# Help needed with sizing with gullets.



## MIEventer

Do you have the Measuring Gage that goes with the Wintec Saddles? I am sure you can pick one up indavidually.


----------



## Pizmo

Hi, these measurements are for Wintec gullets

*Extra Wide*: 25.3cm or 10 inches - White
*Wide*: 24.5cm or 9.6 inches - Red
*Medium/Wide*: 23.8 cm or 9.4 inches - Blue
*Medium*: 22.8cm or 8.6 inches - Black 
*Medium/Narrow*: 21.8 cm or 8.6 inches - Green
*Narrow*: 21 cm or 8.3 inches - Yellow

Hope that helps.


----------



## MyBoyPuck

Bummer you're on the other side of the world. I have the 3 largest size ones for sale since I have a TB. Probably start with the blue one and work up from there.


----------



## aspin231

So you're looking at a semi-qh bar wintec then?
What gullet size does he normally wear in an englidh saddle?
My advice is to just throw the saddle on his back, cinch it lightly and see how it fits.


----------



## Lollypoppah

Thanks everyone! You have been a great help, i do have the measuring gadge to see what size gullet fits him, and special thanks to "Pizmo" for telling the gullet sizes in inches!


----------



## Scoutrider

Lollypoppah said:


> Hey guys, thanks for taking the time to read my thread..
> (im only knew and it has takin me 40 minutes to figure out how to post a thread.. but im getting it)
> 
> I have a large paint gelding whom i need to buy a new saddle for..
> I inquired about one this afternoon and its a _*wintec, synthetic western saddle.*_ Just something to thrash around in the bush, beach, river, ect.
> But one thing, i may be thrashing around in that saddle but i sure as hell dont want it to be thrashing on my horses withers!
> 
> I need a little help, i know my colours very well with gullets, red - wide etc,
> but what i dont know is the actual size the gullets are.. My horse would be a red to a white gullet but how many inches would that be?
> 
> *This saddle im looking at has a gullet of 4 inches.. What colour would that be?? and how can i find out sizes to colours?*
> (this proberly sounds a heck of confusing words but if you get what im trying to put across please help!)

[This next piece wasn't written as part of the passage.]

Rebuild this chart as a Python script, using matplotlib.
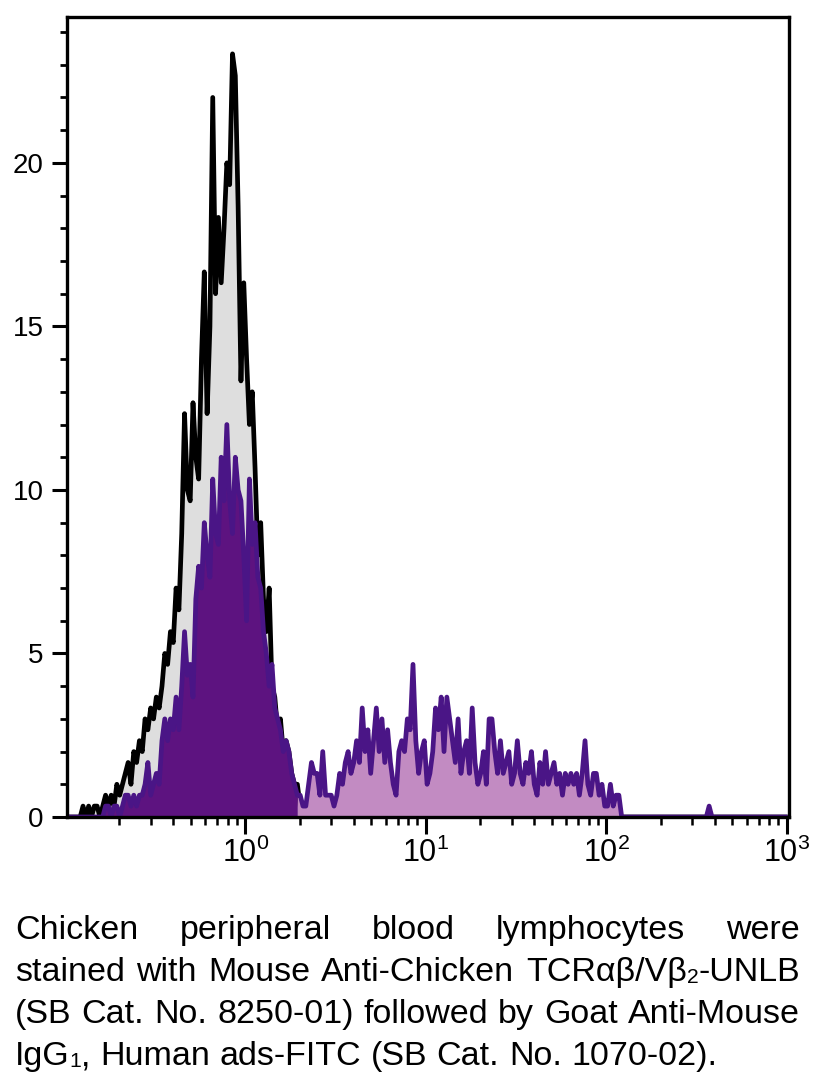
import matplotlib
matplotlib.use('Agg')
import matplotlib.pyplot as plt
import numpy as np
from matplotlib.ticker import LogLocator, MultipleLocator

# canais: 256 canais log, 64 por década, de 10^-1 a 10^3
n_canais = 256
canais_por_decada = 64
log_min = -1

# eventos por canal (3 eventos = 1 unidade no eixo y)
escala_y = 1 / 3

# controle (cinza, contorno preto)
controle = ([0] * 6 +
            [1, 0, 1, 0, 1, 1, 0, 1, 2, 1, 2, 1, 3, 2, 3, 4, 5, 3, 6, 5,
             7, 6, 9, 8, 10, 9, 11, 10, 12, 15, 14, 17, 16, 21, 19, 26, 37, 30, 29, 38,
             33, 31, 42, 50, 37, 45, 66, 48, 55, 49, 54, 60, 58, 70, 68, 56, 40, 49, 42, 36,
             39, 32, 24, 27, 20, 17, 21, 12, 11, 8, 9, 6, 7, 6, 4, 3, 3, 1, 1, 0] +
            [0] * 170)

# TCR ab / Vb2 (roxo)
amostra = ([0] * 14 +
           [1, 1, 0, 1, 1, 0, 1, 2, 2, 1, 2, 1, 2, 2, 3, 5, 2, 3, 4, 3,
            7, 9, 7, 9, 8, 11, 8, 12, 17, 13, 14, 11, 20, 23, 21, 27, 24, 22, 31, 26,
            25, 33, 29, 36, 29, 26, 33, 30, 29, 24, 18, 31, 25, 27, 22, 21, 17, 15, 12, 14,
            10, 9, 8, 6, 7, 6, 4, 3, 2, 2, 1, 1, 3, 5, 4, 4, 2, 6, 2, 2,
            2, 1, 2, 4, 3, 5, 6, 4, 5, 7, 5, 10, 6, 8, 4, 7, 10, 6, 9, 5,
            8, 5, 3, 2, 6, 7, 6, 9, 8, 14, 7, 4, 6, 7, 3, 4, 6, 10, 8, 11,
            6, 11, 9, 7, 5, 9, 4, 6, 7, 4, 10, 5, 3, 4, 6, 3, 9, 9, 6, 4,
            7, 4, 5, 6, 3, 4, 7, 4, 3, 5, 4, 6, 3, 2, 5, 3, 6, 3, 4, 5,
            3, 4, 2, 4, 3, 4, 3, 4, 2, 4, 7, 3, 2, 4, 4, 2, 3, 1, 1, 3,
            1, 2, 2] +
           [0] * 31 + [1] + [0] * 27)

ultimo_canal_escuro = 82   # preenchimento roxo escuro até ~2

ticks_y = [0, 5, 10, 15, 20]

legenda = [
    ["Chicken", "peripheral", "blood", "lymphocytes", "were"],
    ["stained", "with", "Mouse", "Anti-Chicken", "TCRαβ/Vβ_2-UNLB"],
    ["(SB", "Cat.", "No.", "8250-01)", "followed", "by", "Goat", "Anti-Mouse"],
    ["IgG_1,", "Human", "ads-FITC", "(SB", "Cat.", "No.", "1070-02)."],
]
justificar = [True, True, True, False]

#------------------------------------------------------------------------------------------#
# Dados
#------------------------------------------------------------------------------------------#

i = np.arange(n_canais)
x = 10 ** (log_min + (i + 0.5) / canais_por_decada)
y_ctrl = np.array(controle) * escala_y
y_amos = np.array(amostra) * escala_y

#------------------------------------------------------------------------------------------#
# Figura
#------------------------------------------------------------------------------------------#

plt.rcParams['font.family'] = ['Liberation Sans', 'DejaVu Sans']
plt.rcParams['mathtext.default'] = 'regular'

W, H = 822, 1083
fig = plt.figure(figsize=(W / 100, H / 100), dpi=100)
ax = fig.add_axes([67 / W, 1 - 817 / H, 722 / W, 800 / H])

preto = '#000000'
cinza = '#dedede'
roxo_linha = '#4a1586'
roxo_escuro = '#5d1380'
roxo_claro = '#c28bc2'
lw = 3.4

ax.fill_between(x, 0, y_ctrl, color=cinza, lw=0, zorder=1)
ax.plot(x, y_ctrl, color=preto, lw=lw, zorder=2)

escuro = i <= ultimo_canal_escuro
claro = i >= ultimo_canal_escuro
ax.fill_between(x, 0, y_amos, where=escuro, color=roxo_escuro, lw=0, zorder=3)
ax.fill_between(x, 0, y_amos, where=claro, color=roxo_claro, lw=0, zorder=3)
ax.plot(x, y_amos, color=roxo_linha, lw=lw, zorder=4)

ax.set_xscale('log')
ax.set_xlim(0.103, 1030)
ax.set_ylim(0, 24.46)

ax.xaxis.set_major_locator(LogLocator(base=10, numticks=10))
ax.xaxis.set_minor_locator(LogLocator(base=10, subs=np.arange(2, 10), numticks=20))
ax.set_yticks(ticks_y)
ax.yaxis.set_minor_locator(MultipleLocator(1))

for s in ax.spines.values():
    s.set_linewidth(2.4)
    s.set_zorder(6)

ax.tick_params(axis='x', which='major', direction='out', length=12, width=2.2,
               labelsize=22, pad=3)
ax.tick_params(axis='x', which='minor', direction='out', length=5.8, width=1.8)
ax.tick_params(axis='y', which='major', direction='out', length=10.8, width=2.2,
               labelsize=20, pad=6)
ax.tick_params(axis='y', which='minor', direction='out', length=5.4, width=2.0)

#------------------------------------------------------------------------------------------#
# Legenda justificada
#------------------------------------------------------------------------------------------#

renderer = fig.canvas.get_renderer()
tam = 24.5
esq, dir_ = 15, 800
bases = [939, 981, 1023, 1065]


def partes(palavra):
    # separa subscritos marcados com _
    out = []
    k = 0
    atual = ''
    while k < len(palavra):
        if palavra[k] == '_':
            if atual:
                out.append((atual, False))
            out.append((palavra[k + 1], True))
            atual = ''
            k += 2
        else:
            atual += palavra[k]
            k += 1
    if atual:
        out.append((atual, False))
    return out


def largura(txt, size):
    t = fig.text(0, 0, txt, fontsize=size)
    w = t.get_window_extent(renderer).width
    t.remove()
    return w


def largura_palavra(palavra, size):
    return sum(largura(p, size * (0.62 if sub else 1)) for p, sub in partes(palavra))


espaco = largura('n n', tam) - largura('nn', tam)

for linha, just, base in zip(legenda, justificar, bases):
    ws = [largura_palavra(p, tam) for p in linha]
    if just:
        gap = (dir_ - esq - sum(ws)) / (len(linha) - 1)
    else:
        gap = espaco
    xp = esq
    for p, w in zip(linha, ws):
        xx = xp
        for txt, sub in partes(p):
            s = tam * (0.62 if sub else 1)
            yb = base + (2 if sub else 0)
            fig.text(xx / W, 1 - yb / H, txt, fontsize=s, va='baseline', ha='left')
            xx += largura(txt, s)
        xp += w + gap

fig.savefig('out.png', dpi=100)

Perhaps I'm confused, but is this the type of saddle that you're looking into? Wintec Western Saddle - The Cheyenne: Saddles Tack Horse Supplies - ChickSaddlery.com

My sister owns a Wintec western, and they do _*not*_ have color coded interchangeable gullets like their English saddles. There's just no good way to build an interchangeable gullet system into a Western tree. 

Sorry if I'm just confused... always a possibility. :?:lol:

Oh, and thanks Pizmo!! I'm saddle shopping as well, and those color-measurement translations are just what I needed as well!


----------



## Pizmo

No worries, glad to help


----------